Los sistemas de becas quedarían abiertos para nuevos postulantes, no beneficiarios de Asignaciones Familiares, pero se construiría un puente mucho más natural entre distintos instrumentos de protección y promoción social, mientras que se introduce un fuerte incentivo para culminar la formación secundaria y transitar hacia la educación terciaria. En un país donde la culminación de educación media dista de ser universal y al que no le sobra ningún estudiante en la educación superior, un rediseño de esta naturaleza no es un aporte menor.

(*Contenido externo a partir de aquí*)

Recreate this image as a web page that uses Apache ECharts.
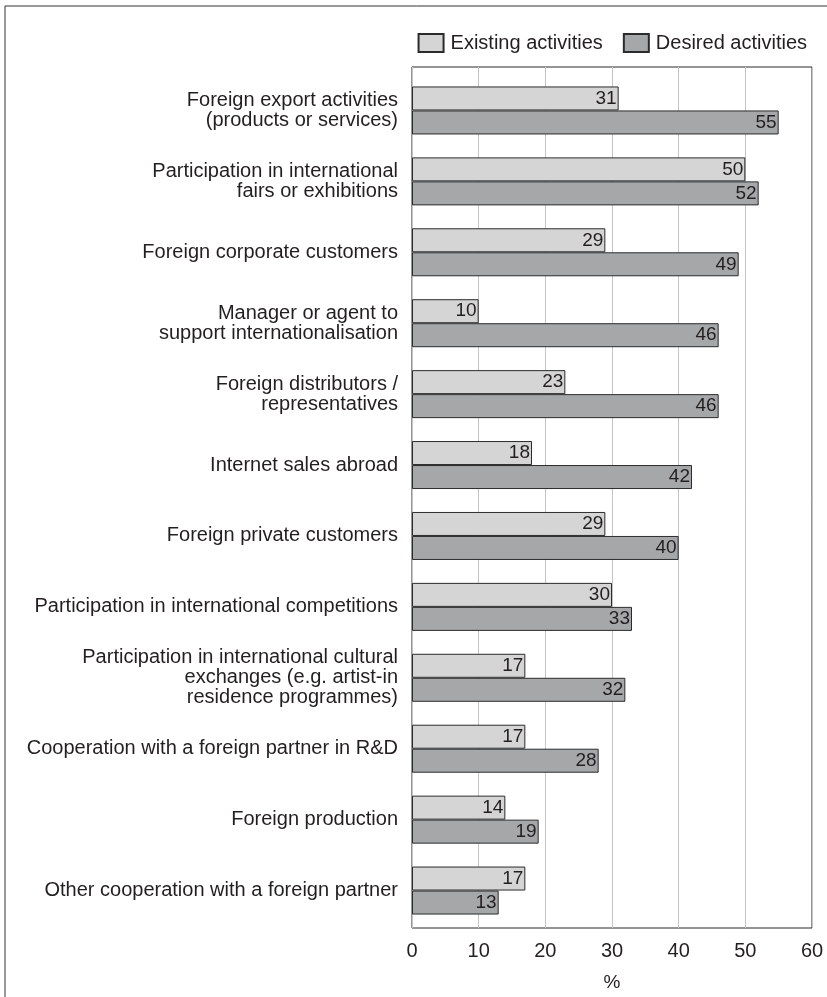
<!DOCTYPE html>
<html>
<head>
<meta charset="utf-8">
<script src="https://cdn.jsdelivr.net/npm/echarts@6/dist/echarts.min.js"></script>
<style>
  html, body { margin: 0; padding: 0; background: #fff; }
  #chart { width: 827px; height: 997px; }
</style>
</head>
<body>
<div id="chart"></div>
<script>
// Internationalisation activities: existing vs desired (share of respondents, %)
const categories = [
  'Foreign export activities\n(products or services)',
  'Participation in international\nfairs or exhibitions',
  'Foreign corporate customers',
  'Manager or agent to\nsupport internationalisation',
  'Foreign distributors /\nrepresentatives',
  'Internet sales abroad',
  'Foreign private customers',
  'Participation in international competitions',
  'Participation in international cultural\nexchanges (e.g. artist-in\nresidence programmes)',
  'Cooperation with a foreign partner in R&D',
  'Foreign production',
  'Other cooperation with a foreign partner'
];
const existingValues = [31, 50, 29, 10, 23, 18, 29, 30, 17, 17, 14, 17];
const desiredValues  = [55, 52, 49, 46, 46, 42, 40, 33, 32, 28, 19, 13];
const seriesNames = ['Existing activities', 'Desired activities'];
const xTicks = { min: 0, max: 60, interval: 10 };

const FONT = "'Liberation Sans', Arial, sans-serif";
const TEXT = '#231f20';

const chart = echarts.init(document.getElementById('chart'), null, { renderer: 'canvas' });

const barLabel = {
  show: true,
  position: 'insideRight',
  distance: 2,
  fontFamily: FONT,
  fontSize: 19,
  color: TEXT
};

chart.setOption({
  animation: false,
  backgroundColor: '#fff',
  textStyle: { fontFamily: FONT },
  graphic: [{
    type: 'rect',
    shape: { x: 5, y: 6, width: 900, height: 1100 },
    style: { fill: 'none', stroke: '#333', lineWidth: 1 },
    silent: true,
    z: -10
  }],
  legend: {
    data: seriesNames,
    icon: 'rect',
    right: 15,
    top: 28,
    itemWidth: 25,
    itemHeight: 18,
    itemGap: 20,
    textStyle: { fontFamily: FONT, fontSize: 20, color: TEXT, padding: [0, 0, 0, 2] }
  },
  grid: [
    // frame, gridlines and value axis
    { left: 412, right: 15, top: 67, bottom: 68, show: true, borderColor: '#2b2b2b', borderWidth: 1, backgroundColor: 'transparent' },
    // bars
    { left: 412, right: 15, top: 75, bottom: 71 }
  ],
  xAxis: [
    {
      gridIndex: 0,
      type: 'value',
      min: xTicks.min, max: xTicks.max, interval: xTicks.interval,
      name: '%',
      nameLocation: 'middle',
      nameGap: 45,
      nameTextStyle: { fontFamily: FONT, fontSize: 19, color: TEXT },
      axisLine: { show: false },
      axisTick: { show: false },
      axisLabel: { margin: 13, fontFamily: FONT, fontSize: 20, color: TEXT },
      splitLine: { show: true, lineStyle: { color: '#c4c4c4', width: 1 } }
    },
    {
      gridIndex: 1,
      type: 'value',
      min: xTicks.min, max: xTicks.max, interval: xTicks.interval,
      show: false
    }
  ],
  yAxis: [
    { gridIndex: 0, type: 'value', show: false, min: 0, max: 1 },
    {
      gridIndex: 1,
      type: 'category',
      data: categories,
      inverse: true,
      axisLine: { show: false },
      axisTick: { show: false },
      splitLine: { show: false },
      axisLabel: {
        margin: 14,
        fontFamily: FONT,
        fontSize: 20,
        lineHeight: 20,
        color: TEXT,
        align: 'right'
      }
    }
  ],
  series: [
    {
      name: seriesNames[0],
      type: 'bar',
      xAxisIndex: 1,
      yAxisIndex: 1,
      data: existingValues,
      barWidth: 24,
      barGap: '0%',
      itemStyle: { color: '#d5d5d6', borderColor: '#2b2b2b', borderWidth: 1 },
      label: barLabel
    },
    {
      name: seriesNames[1],
      type: 'bar',
      xAxisIndex: 1,
      yAxisIndex: 1,
      data: desiredValues,
      barWidth: 24,
      barGap: '0%',
      itemStyle: { color: '#a6a7a9', borderColor: '#2b2b2b', borderWidth: 1 },
      label: barLabel
    }
  ]
});
</script>
</body>
</html>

Hay desafíos logísticos y administrativos y se necesita una fuerte ampliación del espectro de coordinación efectiva entre la Administración Nacional de Educación Pública, el Mides, el Fondo de Solidaridad y las instituciones públicas responsables de la educación terciaria y superior. Se necesitan recursos incrementales, pero su costo es manejable y progresivamente escalable. Una mayor integración sistémica de Asignaciones Familiares con los sistemas de becas para la continuidad educativa a nivel terciario sólo puede traer aparejadas ventajas: incentivar la continuidad educativa y brindar un mínimo espacio de tranquilidad a los jóvenes en el siempre dificultoso tránsito de la educación media hacia la educación superior.

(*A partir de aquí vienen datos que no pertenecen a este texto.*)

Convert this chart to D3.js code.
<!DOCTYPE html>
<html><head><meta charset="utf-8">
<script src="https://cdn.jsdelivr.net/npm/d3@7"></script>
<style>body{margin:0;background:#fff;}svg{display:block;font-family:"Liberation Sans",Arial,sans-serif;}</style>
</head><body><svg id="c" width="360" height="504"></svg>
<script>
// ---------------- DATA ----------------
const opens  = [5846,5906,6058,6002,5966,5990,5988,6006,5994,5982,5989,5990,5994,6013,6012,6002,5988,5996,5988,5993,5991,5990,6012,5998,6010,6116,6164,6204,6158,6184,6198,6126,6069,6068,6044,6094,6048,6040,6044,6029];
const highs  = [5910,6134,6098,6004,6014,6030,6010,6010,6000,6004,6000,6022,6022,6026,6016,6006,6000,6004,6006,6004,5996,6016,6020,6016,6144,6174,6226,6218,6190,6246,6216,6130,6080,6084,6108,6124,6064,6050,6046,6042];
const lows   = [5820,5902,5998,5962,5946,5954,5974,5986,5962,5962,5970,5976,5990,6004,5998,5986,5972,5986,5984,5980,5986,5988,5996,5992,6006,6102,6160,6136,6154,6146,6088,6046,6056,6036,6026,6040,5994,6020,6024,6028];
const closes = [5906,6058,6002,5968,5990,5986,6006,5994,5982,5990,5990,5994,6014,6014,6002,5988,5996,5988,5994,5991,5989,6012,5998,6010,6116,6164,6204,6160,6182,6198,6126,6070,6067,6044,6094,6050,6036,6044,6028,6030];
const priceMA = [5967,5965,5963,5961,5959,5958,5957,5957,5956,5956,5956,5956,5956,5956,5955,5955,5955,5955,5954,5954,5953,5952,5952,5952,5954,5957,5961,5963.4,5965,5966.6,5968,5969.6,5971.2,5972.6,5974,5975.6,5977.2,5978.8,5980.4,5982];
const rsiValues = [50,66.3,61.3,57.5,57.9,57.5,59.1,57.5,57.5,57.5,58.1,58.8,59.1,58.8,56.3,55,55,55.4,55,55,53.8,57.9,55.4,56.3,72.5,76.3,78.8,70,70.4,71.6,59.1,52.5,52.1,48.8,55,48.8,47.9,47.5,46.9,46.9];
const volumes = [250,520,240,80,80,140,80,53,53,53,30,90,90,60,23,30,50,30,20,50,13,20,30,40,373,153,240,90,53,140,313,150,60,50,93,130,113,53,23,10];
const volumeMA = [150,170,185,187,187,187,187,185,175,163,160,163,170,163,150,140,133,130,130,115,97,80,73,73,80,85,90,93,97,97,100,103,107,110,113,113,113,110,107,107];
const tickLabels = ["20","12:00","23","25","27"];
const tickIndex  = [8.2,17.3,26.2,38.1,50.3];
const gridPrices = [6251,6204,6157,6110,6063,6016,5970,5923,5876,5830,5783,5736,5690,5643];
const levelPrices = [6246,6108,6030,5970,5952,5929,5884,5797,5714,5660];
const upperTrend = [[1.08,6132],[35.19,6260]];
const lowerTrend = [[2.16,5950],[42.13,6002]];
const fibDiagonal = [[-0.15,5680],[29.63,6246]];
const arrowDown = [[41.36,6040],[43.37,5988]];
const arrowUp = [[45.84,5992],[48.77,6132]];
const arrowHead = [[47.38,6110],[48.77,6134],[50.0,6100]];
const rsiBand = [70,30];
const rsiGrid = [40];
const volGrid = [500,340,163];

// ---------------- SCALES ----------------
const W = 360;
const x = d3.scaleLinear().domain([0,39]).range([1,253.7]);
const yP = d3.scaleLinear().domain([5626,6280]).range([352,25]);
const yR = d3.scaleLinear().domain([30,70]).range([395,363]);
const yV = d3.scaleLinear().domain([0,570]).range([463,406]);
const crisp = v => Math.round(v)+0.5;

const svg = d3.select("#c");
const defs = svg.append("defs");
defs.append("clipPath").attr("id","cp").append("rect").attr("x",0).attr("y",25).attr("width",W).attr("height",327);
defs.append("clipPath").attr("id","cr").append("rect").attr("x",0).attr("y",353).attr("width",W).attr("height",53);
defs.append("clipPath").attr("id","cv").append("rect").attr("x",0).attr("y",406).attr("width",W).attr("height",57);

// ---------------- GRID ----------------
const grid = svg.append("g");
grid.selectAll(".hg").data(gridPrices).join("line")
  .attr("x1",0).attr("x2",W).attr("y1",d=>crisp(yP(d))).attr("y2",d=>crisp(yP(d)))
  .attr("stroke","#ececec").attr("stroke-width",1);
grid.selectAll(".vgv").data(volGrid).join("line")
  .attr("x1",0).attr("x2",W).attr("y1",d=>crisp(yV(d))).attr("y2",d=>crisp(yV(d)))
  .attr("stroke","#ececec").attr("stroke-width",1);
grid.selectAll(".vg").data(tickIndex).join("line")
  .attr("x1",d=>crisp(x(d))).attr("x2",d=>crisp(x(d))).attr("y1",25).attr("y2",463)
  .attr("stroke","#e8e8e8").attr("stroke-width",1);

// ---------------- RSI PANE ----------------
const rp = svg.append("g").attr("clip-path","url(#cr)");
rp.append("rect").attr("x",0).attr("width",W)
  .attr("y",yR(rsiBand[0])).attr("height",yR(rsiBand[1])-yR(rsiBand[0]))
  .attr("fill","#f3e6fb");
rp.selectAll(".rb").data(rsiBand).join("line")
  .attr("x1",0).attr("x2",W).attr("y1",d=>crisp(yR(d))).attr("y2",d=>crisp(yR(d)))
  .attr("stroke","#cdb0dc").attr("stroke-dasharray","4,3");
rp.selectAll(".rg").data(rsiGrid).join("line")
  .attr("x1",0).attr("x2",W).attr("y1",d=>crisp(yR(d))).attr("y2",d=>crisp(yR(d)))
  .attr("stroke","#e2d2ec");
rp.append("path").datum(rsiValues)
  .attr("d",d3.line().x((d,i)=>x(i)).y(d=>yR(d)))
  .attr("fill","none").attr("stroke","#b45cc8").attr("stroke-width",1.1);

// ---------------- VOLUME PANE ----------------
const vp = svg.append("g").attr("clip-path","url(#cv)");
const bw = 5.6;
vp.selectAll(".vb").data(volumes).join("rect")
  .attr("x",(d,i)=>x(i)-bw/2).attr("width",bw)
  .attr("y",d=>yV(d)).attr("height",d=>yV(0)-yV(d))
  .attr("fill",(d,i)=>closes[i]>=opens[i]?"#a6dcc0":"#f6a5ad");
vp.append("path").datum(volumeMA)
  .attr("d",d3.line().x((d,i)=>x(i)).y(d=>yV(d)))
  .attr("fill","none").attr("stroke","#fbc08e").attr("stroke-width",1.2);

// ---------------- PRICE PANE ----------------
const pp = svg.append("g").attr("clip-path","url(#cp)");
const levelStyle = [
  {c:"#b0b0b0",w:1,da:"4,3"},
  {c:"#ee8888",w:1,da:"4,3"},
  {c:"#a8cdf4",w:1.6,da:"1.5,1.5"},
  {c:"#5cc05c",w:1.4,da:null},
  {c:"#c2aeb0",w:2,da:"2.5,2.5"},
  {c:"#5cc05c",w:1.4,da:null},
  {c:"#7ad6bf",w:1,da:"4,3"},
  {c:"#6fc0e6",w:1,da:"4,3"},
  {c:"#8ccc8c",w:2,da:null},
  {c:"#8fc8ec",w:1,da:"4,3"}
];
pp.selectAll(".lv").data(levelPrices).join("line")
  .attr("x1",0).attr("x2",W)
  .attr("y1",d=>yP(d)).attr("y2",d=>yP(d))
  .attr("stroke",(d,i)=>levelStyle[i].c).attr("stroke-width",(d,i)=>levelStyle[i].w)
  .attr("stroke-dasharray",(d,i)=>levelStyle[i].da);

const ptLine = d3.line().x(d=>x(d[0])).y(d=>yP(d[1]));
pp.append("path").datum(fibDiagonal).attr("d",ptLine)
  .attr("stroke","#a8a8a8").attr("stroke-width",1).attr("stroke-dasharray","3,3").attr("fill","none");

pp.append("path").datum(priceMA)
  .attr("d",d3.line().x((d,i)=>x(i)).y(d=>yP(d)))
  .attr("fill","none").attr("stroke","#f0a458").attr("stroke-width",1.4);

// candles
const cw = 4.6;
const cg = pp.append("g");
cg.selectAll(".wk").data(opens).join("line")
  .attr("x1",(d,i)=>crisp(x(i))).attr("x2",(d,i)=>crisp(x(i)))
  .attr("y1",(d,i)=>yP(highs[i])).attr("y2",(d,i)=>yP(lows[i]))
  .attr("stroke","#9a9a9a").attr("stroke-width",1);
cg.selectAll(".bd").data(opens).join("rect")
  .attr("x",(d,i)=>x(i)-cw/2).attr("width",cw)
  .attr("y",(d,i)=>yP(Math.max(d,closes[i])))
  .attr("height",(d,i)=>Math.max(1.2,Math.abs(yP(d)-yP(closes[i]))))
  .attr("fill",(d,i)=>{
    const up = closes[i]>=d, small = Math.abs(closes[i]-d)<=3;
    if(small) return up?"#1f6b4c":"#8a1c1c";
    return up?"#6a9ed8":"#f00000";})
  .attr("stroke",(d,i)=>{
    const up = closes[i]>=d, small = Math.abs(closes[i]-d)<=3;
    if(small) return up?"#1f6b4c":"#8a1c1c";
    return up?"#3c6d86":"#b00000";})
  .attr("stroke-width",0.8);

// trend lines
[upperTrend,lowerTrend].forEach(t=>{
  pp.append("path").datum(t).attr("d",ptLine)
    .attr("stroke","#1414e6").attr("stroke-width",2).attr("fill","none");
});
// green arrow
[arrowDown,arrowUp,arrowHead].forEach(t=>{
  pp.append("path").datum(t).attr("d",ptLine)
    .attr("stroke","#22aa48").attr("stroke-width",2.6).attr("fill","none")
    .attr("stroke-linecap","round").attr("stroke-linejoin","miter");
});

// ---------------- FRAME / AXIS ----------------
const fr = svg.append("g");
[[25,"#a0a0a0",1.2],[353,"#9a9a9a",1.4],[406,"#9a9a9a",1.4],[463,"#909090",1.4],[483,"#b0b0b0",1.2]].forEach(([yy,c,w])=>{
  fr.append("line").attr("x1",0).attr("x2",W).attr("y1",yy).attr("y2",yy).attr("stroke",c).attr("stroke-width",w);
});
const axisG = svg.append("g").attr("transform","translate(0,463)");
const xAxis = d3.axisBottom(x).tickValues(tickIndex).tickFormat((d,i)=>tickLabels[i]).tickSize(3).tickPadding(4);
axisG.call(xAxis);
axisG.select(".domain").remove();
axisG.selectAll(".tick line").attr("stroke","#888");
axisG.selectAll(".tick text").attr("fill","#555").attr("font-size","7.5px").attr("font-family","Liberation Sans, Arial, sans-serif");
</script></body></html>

Rodrigo Arim es rector de la Universidad de la República.


  1. Otra área de reflexión son las políticas para jóvenes que alcanzan la mayoría de edad desvinculados del sistema educativo, cuyo desempeño en el mercado laboral y, por lo tanto, su capacidad de generar ingresos en forma autónoma se encuentra fuertemente restringida por la propia desvinculación del sistema educativo. 

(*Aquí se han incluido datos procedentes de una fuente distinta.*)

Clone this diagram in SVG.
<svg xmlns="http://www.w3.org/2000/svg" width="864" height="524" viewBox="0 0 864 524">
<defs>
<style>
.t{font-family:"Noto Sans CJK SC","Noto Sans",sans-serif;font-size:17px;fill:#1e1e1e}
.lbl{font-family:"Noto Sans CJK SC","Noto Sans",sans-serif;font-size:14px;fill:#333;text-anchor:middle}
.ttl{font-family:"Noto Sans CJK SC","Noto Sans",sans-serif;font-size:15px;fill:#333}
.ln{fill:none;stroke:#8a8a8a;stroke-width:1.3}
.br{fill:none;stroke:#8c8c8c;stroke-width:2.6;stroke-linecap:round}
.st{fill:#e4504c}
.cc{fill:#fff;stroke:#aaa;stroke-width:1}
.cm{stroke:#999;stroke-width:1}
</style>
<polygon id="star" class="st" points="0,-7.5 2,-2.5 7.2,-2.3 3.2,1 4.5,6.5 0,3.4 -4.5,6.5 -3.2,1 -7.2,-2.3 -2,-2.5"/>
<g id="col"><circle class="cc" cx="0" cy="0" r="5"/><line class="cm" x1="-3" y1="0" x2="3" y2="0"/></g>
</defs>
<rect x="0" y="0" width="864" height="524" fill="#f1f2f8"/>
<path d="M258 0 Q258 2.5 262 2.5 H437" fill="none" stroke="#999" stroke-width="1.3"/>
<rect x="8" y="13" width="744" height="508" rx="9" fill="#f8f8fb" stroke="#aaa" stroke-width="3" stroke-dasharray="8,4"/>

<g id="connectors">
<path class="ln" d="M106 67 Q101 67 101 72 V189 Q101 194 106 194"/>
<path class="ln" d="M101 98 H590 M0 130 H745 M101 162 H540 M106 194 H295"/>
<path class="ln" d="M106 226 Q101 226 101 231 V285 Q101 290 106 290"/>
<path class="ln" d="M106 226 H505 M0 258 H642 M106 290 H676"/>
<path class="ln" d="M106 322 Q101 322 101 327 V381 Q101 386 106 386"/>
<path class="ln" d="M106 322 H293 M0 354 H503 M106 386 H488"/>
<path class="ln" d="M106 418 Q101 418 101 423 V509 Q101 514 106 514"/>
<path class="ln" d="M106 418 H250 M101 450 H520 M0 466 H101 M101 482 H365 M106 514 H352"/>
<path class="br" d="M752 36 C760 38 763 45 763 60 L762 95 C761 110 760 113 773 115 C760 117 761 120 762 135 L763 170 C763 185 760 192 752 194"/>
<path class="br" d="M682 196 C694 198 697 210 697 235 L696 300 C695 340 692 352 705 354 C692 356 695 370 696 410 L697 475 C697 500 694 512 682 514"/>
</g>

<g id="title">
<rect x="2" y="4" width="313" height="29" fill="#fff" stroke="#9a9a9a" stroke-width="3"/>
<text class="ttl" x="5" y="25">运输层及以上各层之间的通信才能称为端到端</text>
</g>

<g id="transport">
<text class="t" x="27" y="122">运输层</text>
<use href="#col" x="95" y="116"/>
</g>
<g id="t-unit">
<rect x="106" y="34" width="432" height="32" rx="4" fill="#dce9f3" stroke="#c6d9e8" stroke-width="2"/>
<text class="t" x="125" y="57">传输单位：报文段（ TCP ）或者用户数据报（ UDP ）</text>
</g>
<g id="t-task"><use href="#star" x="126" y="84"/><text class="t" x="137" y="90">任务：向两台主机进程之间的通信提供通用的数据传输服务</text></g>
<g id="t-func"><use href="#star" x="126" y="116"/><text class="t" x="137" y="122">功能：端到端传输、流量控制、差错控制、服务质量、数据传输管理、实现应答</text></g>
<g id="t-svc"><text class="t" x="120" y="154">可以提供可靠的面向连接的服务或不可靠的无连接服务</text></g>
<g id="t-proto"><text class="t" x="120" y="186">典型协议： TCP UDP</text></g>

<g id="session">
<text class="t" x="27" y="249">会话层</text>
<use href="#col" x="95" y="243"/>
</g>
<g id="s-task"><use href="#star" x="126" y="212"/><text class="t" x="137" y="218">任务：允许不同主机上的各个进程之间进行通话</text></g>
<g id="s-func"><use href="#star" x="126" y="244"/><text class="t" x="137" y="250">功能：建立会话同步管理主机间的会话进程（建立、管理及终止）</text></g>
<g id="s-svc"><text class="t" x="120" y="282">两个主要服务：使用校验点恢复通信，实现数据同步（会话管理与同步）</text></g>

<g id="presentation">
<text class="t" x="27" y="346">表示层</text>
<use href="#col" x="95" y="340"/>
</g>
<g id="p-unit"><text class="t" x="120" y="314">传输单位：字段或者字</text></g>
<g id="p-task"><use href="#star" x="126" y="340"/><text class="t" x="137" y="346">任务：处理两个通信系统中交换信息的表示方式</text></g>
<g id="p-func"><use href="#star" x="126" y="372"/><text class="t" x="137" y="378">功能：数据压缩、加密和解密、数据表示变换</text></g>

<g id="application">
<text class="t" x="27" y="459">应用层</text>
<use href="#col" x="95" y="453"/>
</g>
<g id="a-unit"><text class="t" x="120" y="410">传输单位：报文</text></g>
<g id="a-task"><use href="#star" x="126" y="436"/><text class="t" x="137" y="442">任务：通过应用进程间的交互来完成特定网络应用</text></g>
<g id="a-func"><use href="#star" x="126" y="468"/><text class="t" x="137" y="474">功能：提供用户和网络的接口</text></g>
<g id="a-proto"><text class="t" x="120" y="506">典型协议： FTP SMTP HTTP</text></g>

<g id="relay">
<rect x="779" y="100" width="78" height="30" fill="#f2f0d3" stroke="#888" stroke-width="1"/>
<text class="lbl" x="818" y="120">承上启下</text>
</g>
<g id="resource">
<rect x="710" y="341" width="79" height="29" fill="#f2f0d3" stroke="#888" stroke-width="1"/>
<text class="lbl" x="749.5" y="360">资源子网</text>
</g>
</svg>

  2. Toda la información estadística fue elaborada por la División Estadística de la Dirección General de Planificación de la Udelar, con base en el Sistema de Información Integrada del Área Social (SIIAS, Mides), a partir de información proveniente del Servicio de Inclusión y Bienestar Universitario, la ANEP y el Fondo de Solidaridad. 

  3. Estos cálculos primarios tienen en cuenta los diferentes universos no cubiertos en la actualidad en cada escenario y el valor actual de las becas económicas.